Records with drawing code:

####################

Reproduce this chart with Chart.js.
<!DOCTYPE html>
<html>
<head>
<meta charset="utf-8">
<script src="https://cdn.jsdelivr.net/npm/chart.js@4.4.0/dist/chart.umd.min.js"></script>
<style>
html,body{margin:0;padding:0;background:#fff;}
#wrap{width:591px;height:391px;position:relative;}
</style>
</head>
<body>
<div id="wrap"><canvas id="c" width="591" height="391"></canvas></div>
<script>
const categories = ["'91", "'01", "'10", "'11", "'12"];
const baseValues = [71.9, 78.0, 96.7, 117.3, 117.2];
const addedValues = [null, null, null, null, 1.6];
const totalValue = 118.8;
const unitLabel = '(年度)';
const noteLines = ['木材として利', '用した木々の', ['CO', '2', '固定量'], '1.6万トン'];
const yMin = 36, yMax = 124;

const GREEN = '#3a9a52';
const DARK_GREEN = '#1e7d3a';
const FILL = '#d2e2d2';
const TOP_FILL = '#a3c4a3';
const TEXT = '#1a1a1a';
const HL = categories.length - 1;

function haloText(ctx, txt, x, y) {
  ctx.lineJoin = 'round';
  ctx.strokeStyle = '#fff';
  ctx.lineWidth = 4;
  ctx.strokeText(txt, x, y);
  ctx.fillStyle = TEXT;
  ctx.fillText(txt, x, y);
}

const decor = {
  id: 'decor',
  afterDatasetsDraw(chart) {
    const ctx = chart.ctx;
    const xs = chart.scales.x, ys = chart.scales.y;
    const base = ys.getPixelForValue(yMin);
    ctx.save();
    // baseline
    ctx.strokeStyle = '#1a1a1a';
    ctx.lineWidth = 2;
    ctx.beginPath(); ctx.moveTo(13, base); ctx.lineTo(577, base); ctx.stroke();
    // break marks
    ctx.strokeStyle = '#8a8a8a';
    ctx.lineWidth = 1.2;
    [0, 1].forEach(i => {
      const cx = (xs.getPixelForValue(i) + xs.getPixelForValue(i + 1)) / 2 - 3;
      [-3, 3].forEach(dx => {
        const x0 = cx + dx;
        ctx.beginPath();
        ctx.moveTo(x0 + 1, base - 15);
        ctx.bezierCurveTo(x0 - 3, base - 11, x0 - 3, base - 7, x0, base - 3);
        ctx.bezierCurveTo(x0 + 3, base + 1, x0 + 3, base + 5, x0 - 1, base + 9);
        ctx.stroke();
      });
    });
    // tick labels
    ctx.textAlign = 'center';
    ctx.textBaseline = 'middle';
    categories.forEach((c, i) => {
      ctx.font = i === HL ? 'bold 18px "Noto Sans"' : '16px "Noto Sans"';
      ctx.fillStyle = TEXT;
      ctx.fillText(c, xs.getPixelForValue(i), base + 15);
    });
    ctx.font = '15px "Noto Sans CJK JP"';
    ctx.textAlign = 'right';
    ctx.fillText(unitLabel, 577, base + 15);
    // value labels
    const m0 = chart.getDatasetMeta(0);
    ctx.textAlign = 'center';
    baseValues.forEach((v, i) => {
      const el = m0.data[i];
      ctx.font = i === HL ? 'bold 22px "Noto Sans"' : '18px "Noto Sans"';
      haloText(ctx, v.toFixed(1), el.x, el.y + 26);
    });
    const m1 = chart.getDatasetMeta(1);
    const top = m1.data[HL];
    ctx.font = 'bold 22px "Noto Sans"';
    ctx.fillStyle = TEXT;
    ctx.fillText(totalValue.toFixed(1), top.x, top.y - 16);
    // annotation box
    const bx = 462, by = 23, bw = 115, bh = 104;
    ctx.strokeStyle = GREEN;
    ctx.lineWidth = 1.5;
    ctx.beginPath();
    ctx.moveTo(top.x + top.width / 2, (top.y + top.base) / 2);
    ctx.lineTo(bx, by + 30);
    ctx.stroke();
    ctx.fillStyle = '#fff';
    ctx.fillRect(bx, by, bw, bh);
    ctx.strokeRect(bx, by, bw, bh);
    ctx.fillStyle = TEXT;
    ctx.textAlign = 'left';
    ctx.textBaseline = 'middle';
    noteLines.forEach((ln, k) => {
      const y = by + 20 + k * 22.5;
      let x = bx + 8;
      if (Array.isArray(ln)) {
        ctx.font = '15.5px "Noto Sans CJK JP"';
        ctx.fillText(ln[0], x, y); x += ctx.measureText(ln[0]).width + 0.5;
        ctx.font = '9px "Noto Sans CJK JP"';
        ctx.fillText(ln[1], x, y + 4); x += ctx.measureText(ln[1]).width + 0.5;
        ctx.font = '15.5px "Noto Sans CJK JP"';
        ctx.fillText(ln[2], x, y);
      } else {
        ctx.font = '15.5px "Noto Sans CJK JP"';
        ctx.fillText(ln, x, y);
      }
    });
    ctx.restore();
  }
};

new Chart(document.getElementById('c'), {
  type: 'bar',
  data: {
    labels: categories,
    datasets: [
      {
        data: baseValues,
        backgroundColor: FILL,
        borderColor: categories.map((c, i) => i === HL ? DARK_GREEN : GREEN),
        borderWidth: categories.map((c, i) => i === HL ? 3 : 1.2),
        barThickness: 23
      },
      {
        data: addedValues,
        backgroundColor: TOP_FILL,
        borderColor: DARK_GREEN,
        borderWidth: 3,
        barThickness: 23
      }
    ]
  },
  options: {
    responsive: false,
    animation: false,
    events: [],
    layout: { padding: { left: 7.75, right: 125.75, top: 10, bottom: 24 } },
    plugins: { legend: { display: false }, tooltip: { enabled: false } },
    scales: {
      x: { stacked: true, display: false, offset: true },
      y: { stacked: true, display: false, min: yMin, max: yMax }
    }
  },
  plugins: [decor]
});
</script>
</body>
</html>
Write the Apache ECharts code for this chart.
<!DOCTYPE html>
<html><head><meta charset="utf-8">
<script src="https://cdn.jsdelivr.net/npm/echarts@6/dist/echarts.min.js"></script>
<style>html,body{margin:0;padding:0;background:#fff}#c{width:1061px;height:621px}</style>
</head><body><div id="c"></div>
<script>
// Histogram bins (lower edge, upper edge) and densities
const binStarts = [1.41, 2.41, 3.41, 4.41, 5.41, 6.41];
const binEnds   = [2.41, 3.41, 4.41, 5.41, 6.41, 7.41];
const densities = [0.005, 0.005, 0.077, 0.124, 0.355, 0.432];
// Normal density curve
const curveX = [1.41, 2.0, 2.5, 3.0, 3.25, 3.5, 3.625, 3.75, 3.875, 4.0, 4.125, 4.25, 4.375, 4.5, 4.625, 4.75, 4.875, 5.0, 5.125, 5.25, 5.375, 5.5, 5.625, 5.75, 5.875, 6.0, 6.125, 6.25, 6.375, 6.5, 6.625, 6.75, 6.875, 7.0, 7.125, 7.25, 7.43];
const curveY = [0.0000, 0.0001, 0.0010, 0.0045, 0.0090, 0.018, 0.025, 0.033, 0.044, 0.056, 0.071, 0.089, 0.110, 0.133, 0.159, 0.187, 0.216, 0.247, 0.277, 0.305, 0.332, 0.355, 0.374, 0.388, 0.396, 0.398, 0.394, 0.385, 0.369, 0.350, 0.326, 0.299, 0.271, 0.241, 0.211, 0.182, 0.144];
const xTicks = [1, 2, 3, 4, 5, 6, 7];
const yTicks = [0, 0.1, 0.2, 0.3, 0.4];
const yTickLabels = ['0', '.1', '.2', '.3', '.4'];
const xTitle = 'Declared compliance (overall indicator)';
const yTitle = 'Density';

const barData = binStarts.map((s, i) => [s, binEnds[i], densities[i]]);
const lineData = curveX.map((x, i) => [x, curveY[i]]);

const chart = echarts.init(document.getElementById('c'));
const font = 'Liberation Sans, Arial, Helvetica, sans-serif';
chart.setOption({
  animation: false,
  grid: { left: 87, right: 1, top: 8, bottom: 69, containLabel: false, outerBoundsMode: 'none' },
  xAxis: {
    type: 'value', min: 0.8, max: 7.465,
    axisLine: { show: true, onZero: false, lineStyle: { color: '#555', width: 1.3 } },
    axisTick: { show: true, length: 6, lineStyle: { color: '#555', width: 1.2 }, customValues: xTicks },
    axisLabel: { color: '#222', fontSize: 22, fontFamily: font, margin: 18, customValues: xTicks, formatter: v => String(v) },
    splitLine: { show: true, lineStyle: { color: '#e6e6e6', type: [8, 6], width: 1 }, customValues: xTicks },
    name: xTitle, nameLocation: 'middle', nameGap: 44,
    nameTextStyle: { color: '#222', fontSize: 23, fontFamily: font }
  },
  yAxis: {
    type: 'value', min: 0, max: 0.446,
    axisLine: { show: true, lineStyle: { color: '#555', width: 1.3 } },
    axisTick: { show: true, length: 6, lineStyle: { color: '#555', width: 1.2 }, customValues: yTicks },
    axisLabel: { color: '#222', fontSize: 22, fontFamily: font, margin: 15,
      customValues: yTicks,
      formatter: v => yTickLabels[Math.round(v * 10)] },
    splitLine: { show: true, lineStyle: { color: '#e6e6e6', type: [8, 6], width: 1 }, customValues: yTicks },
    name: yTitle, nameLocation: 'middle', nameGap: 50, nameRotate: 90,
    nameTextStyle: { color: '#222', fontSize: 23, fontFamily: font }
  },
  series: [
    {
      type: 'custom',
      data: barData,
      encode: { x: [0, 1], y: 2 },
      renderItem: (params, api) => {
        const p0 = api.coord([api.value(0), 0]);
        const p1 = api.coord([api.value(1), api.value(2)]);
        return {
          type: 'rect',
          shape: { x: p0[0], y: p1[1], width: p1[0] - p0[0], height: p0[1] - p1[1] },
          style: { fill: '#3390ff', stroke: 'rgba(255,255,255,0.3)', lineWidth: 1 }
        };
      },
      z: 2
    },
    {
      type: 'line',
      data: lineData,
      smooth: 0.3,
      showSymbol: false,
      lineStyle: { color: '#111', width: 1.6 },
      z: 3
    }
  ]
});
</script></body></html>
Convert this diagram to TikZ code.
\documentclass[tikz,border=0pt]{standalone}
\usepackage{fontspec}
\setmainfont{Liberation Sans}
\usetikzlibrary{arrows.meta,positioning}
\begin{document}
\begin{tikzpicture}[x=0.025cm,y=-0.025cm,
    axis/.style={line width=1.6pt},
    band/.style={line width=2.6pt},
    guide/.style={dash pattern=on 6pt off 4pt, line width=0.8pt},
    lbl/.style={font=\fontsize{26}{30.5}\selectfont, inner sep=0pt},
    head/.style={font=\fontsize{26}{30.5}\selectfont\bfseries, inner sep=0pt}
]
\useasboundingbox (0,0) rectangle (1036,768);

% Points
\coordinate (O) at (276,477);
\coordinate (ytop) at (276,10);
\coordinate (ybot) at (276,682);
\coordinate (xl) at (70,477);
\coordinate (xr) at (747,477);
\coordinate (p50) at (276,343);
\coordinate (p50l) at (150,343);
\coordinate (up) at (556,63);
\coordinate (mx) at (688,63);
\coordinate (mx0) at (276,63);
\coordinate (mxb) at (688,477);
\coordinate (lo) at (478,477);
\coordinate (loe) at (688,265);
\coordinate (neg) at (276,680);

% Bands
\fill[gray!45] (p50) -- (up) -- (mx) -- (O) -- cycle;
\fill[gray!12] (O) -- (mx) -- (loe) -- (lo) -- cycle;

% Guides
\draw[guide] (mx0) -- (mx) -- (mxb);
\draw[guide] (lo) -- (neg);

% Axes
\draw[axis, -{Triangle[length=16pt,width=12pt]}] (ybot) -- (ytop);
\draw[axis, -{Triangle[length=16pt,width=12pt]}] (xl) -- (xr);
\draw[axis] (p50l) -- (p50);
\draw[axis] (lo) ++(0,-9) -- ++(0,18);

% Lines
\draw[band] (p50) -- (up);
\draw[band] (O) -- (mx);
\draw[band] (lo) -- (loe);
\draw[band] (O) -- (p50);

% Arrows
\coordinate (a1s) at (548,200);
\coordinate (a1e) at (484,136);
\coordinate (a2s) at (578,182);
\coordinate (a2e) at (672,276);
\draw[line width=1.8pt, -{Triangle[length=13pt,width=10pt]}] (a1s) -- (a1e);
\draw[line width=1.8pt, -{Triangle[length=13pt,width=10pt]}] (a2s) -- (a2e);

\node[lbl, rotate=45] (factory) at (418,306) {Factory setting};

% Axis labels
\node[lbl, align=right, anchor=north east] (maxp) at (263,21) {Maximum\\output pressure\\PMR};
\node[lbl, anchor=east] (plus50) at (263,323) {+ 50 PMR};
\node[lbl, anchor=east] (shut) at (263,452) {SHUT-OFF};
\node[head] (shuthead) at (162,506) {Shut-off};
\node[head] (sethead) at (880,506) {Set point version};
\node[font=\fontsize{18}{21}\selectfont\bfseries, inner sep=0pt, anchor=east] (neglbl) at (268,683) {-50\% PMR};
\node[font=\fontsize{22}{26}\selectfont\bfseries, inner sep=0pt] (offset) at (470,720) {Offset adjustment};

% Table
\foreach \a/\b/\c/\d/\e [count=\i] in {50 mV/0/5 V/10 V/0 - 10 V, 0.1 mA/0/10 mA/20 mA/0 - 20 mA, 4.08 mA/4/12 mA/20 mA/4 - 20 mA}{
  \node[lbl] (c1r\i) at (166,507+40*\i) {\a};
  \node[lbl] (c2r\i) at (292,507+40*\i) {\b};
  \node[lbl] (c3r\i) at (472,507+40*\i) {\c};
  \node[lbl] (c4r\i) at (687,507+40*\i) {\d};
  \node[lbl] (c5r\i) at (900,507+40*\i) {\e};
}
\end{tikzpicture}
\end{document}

####################

Objective:
Exactly and exclusively, reproduce the lines that start at the line containing "Convert this diagram to TikZ code." and end at the line containing "(0,0) rectangle (1036,768);", inclusive of both.

Completed exercise:
Convert this diagram to TikZ code.
\documentclass[tikz,border=0pt]{standalone}
\usepackage{fontspec}
\setmainfont{Liberation Sans}
\usetikzlibrary{arrows.meta,positioning}
\begin{document}
\begin{tikzpicture}[x=0.025cm,y=-0.025cm,
    axis/.style={line width=1.6pt},
    band/.style={line width=2.6pt},
    guide/.style={dash pattern=on 6pt off 4pt, line width=0.8pt},
    lbl/.style={font=\fontsize{26}{30.5}\selectfont, inner sep=0pt},
    head/.style={font=\fontsize{26}{30.5}\selectfont\bfseries, inner sep=0pt}
]
\useasboundingbox (0,0) rectangle (1036,768);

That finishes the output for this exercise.